• [Recorded data]:
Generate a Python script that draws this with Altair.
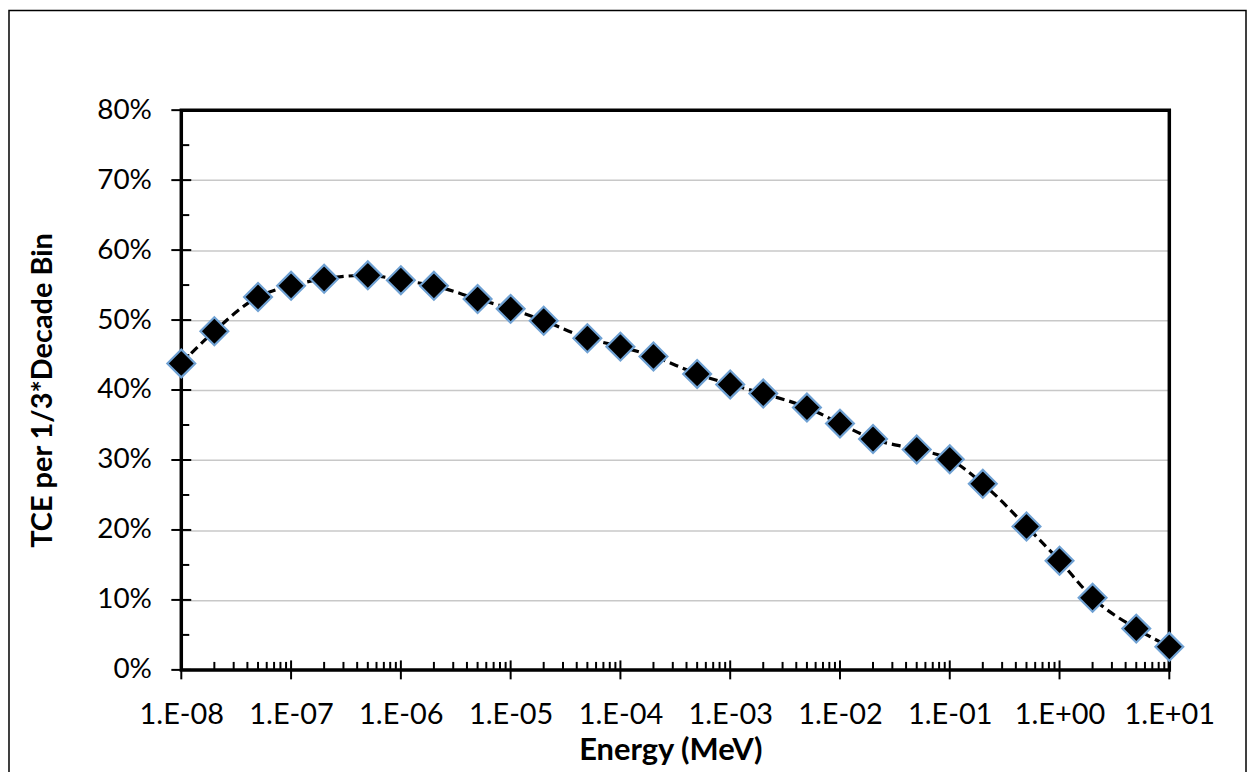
import altair as alt
import pandas as pd

# ---- data ----
energy = [1e-8, 2e-8, 5e-8, 1e-7, 2e-7, 5e-7, 1e-6, 2e-6, 5e-6,
          1e-5, 2e-5, 5e-5, 1e-4, 2e-4, 5e-4, 1e-3, 2e-3, 5e-3,
          1e-2, 2e-2, 5e-2, 1e-1, 2e-1, 5e-1, 1, 2, 5, 10]
tce = [0.438, 0.484, 0.533, 0.549, 0.559, 0.564, 0.557, 0.549, 0.530,
       0.516, 0.499, 0.474, 0.462, 0.448, 0.423, 0.408, 0.395, 0.375,
       0.352, 0.330, 0.315, 0.301, 0.266, 0.205, 0.156, 0.103, 0.059, 0.033]

x_major = [1e-8, 1e-7, 1e-6, 1e-5, 1e-4, 1e-3, 1e-2, 1e-1, 1, 10]
x_minor = [m * d for d in x_major[:-1] for m in range(2, 10)]
y_major = [0, 0.1, 0.2, 0.3, 0.4, 0.5, 0.6, 0.7, 0.8]
y_minor = [0.05, 0.15, 0.25, 0.35, 0.45, 0.55, 0.65, 0.75]

W, H = 992, 562
FONT = "Lato"

df = pd.DataFrame({"energy": energy, "tce": tce})
xscale = alt.Scale(type="log", domain=[1e-8, 10])
yscale = alt.Scale(domain=[0, 0.8])

label_expr = ("'1.E' + (datum.value < 1 ? '-' : '+') + "
              "(abs(round(log(datum.value)/LN10)) < 10 ? '0' : '') + "
              "abs(round(log(datum.value)/LN10))")

x_axis = alt.Axis(values=x_major, labelExpr=label_expr, ticks=False, domain=False,
                  grid=False, labelFont=FONT, labelFontSize=29, labelColor="black",
                  labelPadding=31, labelFlush=False, labelOverlap=False,
                  title="Energy (MeV)", titleFont=FONT, titleFontSize=31,
                  titleFontWeight="bold", titleColor="black",
                  titleX=491, titleY=90, titleBaseline="alphabetic")
y_axis = alt.Axis(values=y_major, format=".0%", ticks=False, domain=False,
                  grid=True, gridColor="#c8c8c8", gridWidth=1.5,
                  labelFont=FONT, labelFontSize=28, labelColor="black",
                  labelPadding=30, labelFlush=False, labelOverlap=False,
                  title="TCE per 1/3*Decade Bin", titleFont=FONT, titleFontSize=29,
                  titleFontWeight="bold", titleColor="black",
                  titleX=-139, titleY=281, titleBaseline="middle")

frame = alt.Chart(pd.DataFrame({"a": [0]})).mark_rect(
    fillOpacity=0, stroke="black", strokeWidth=1.5
).encode(x=alt.value(-173), x2=alt.value(W + 77), y=alt.value(-100), y2=alt.value(H + 110))

plot_border = alt.Chart(pd.DataFrame({"a": [0]})).mark_rect(
    fillOpacity=0, stroke="black", strokeWidth=3.5
).encode(x=alt.value(0), x2=alt.value(W), y=alt.value(0), y2=alt.value(H))

line = alt.Chart(df).mark_line(
    color="black", strokeWidth=3.2, strokeDash=[9, 5], interpolate="monotone"
).encode(
    x=alt.X("energy:Q", scale=xscale, axis=x_axis),
    y=alt.Y("tce:Q", scale=yscale, axis=y_axis),
)

points = alt.Chart(df).mark_point(
    shape="diamond", filled=True, fill="black", stroke="#6fa1d3",
    strokeWidth=2.2, size=780, opacity=1, fillOpacity=1, strokeOpacity=1
).encode(x=alt.X("energy:Q", scale=xscale), y=alt.Y("tce:Q", scale=yscale))

xmaj = alt.Chart(pd.DataFrame({"v": x_major})).mark_tick(
    orient="vertical", size=19, thickness=2, color="black", opacity=1
).encode(x=alt.X("v:Q", scale=xscale), y=alt.datum(0))

xmin = alt.Chart(pd.DataFrame({"v": x_minor})).mark_tick(
    orient="vertical", size=8, thickness=2, color="black", opacity=1, yOffset=-4
).encode(x=alt.X("v:Q", scale=xscale), y=alt.datum(0))

ymaj = alt.Chart(pd.DataFrame({"v": y_major})).mark_tick(
    orient="horizontal", size=20, thickness=2, color="black", opacity=1
).encode(y=alt.Y("v:Q", scale=yscale), x=alt.datum(1e-8))

ymin = alt.Chart(pd.DataFrame({"v": y_minor})).mark_tick(
    orient="horizontal", size=8, thickness=2, color="black", opacity=1, xOffset=4
).encode(y=alt.Y("v:Q", scale=yscale), x=alt.datum(1e-8))

chart = alt.layer(frame, xmaj, xmin, ymaj, ymin, line, plot_border, points).properties(
    width=W, height=H, autosize="none",
    padding={"left": 174, "top": 101, "right": 78, "bottom": 110},
    background="white",
).configure_view(stroke=None)

chart.save("out.html", embed_options={"renderer": "svg", "actions": False})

• [Exercise goal]: Please transcribe the material above exactly as written. Leave the pictures out.

• [The result]:
Generate a Python script that draws this with Altair.
import altair as alt
import pandas as pd

# ---- data ----
energy = [1e-8, 2e-8, 5e-8, 1e-7, 2e-7, 5e-7, 1e-6, 2e-6, 5e-6,
          1e-5, 2e-5, 5e-5, 1e-4, 2e-4, 5e-4, 1e-3, 2e-3, 5e-3,
          1e-2, 2e-2, 5e-2, 1e-1, 2e-1, 5e-1, 1, 2, 5, 10]
tce = [0.438, 0.484, 0.533, 0.549, 0.559, 0.564, 0.557, 0.549, 0.530,
       0.516, 0.499, 0.474, 0.462, 0.448, 0.423, 0.408, 0.395, 0.375,
       0.352, 0.330, 0.315, 0.301, 0.266, 0.205, 0.156, 0.103, 0.059, 0.033]

x_major = [1e-8, 1e-7, 1e-6, 1e-5, 1e-4, 1e-3, 1e-2, 1e-1, 1, 10]
x_minor = [m * d for d in x_major[:-1] for m in range(2, 10)]
y_major = [0, 0.1, 0.2, 0.3, 0.4, 0.5, 0.6, 0.7, 0.8]
y_minor = [0.05, 0.15, 0.25, 0.35, 0.45, 0.55, 0.65, 0.75]

W, H = 992, 562
FONT = "Lato"

df = pd.DataFrame({"energy": energy, "tce": tce})
xscale = alt.Scale(type="log", domain=[1e-8, 10])
yscale = alt.Scale(domain=[0, 0.8])

label_expr = ("'1.E' + (datum.value < 1 ? '-' : '+') + "
              "(abs(round(log(datum.value)/LN10)) < 10 ? '0' : '') + "
              "abs(round(log(datum.value)/LN10))")

x_axis = alt.Axis(values=x_major, labelExpr=label_expr, ticks=False, domain=False,
                  grid=False, labelFont=FONT, labelFontSize=29, labelColor="black",
                  labelPadding=31, labelFlush=False, labelOverlap=False,
                  title="Energy (MeV)", titleFont=FONT, titleFontSize=31,
                  titleFontWeight="bold", titleColor="black",
                  titleX=491, titleY=90, titleBaseline="alphabetic")
y_axis = alt.Axis(values=y_major, format=".0%", ticks=False, domain=False,
                  grid=True, gridColor="#c8c8c8", gridWidth=1.5,
                  labelFont=FONT, labelFontSize=28, labelColor="black",
                  labelPadding=30, labelFlush=False, labelOverlap=False,
                  title="TCE per 1/3*Decade Bin", titleFont=FONT, titleFontSize=29,
                  titleFontWeight="bold", titleColor="black",
                  titleX=-139, titleY=281, titleBaseline="middle")

frame = alt.Chart(pd.DataFrame({"a": [0]})).mark_rect(
    fillOpacity=0, stroke="black", strokeWidth=1.5
).encode(x=alt.value(-173), x2=alt.value(W + 77), y=alt.value(-100), y2=alt.value(H + 110))

plot_border = alt.Chart(pd.DataFrame({"a": [0]})).mark_rect(
    fillOpacity=0, stroke="black", strokeWidth=3.5
).encode(x=alt.value(0), x2=alt.value(W), y=alt.value(0), y2=alt.value(H))

line = alt.Chart(df).mark_line(
    color="black", strokeWidth=3.2, strokeDash=[9, 5], interpolate="monotone"
).encode(
    x=alt.X("energy:Q", scale=xscale, axis=x_axis),
    y=alt.Y("tce:Q", scale=yscale, axis=y_axis),
)

points = alt.Chart(df).mark_point(
    shape="diamond", filled=True, fill="black", stroke="#6fa1d3",
    strokeWidth=2.2, size=780, opacity=1, fillOpacity=1, strokeOpacity=1
).encode(x=alt.X("energy:Q", scale=xscale), y=alt.Y("tce:Q", scale=yscale))

xmaj = alt.Chart(pd.DataFrame({"v": x_major})).mark_tick(
    orient="vertical", size=19, thickness=2, color="black", opacity=1
).encode(x=alt.X("v:Q", scale=xscale), y=alt.datum(0))

xmin = alt.Chart(pd.DataFrame({"v": x_minor})).mark_tick(
    orient="vertical", size=8, thickness=2, color="black", opacity=1, yOffset=-4
).encode(x=alt.X("v:Q", scale=xscale), y=alt.datum(0))

ymaj = alt.Chart(pd.DataFrame({"v": y_major})).mark_tick(
    orient="horizontal", size=20, thickness=2, color="black", opacity=1
).encode(y=alt.Y("v:Q", scale=yscale), x=alt.datum(1e-8))

ymin = alt.Chart(pd.DataFrame({"v": y_minor})).mark_tick(
    orient="horizontal", size=8, thickness=2, color="black", opacity=1, xOffset=4
).encode(y=alt.Y("v:Q", scale=yscale), x=alt.datum(1e-8))

chart = alt.layer(frame, xmaj, xmin, ymaj, ymin, line, plot_border, points).properties(
    width=W, height=H, autosize="none",
    padding={"left": 174, "top": 101, "right": 78, "bottom": 110},
    background="white",
).configure_view(stroke=None)

chart.save("out.html", embed_options={"renderer": "svg", "actions": False})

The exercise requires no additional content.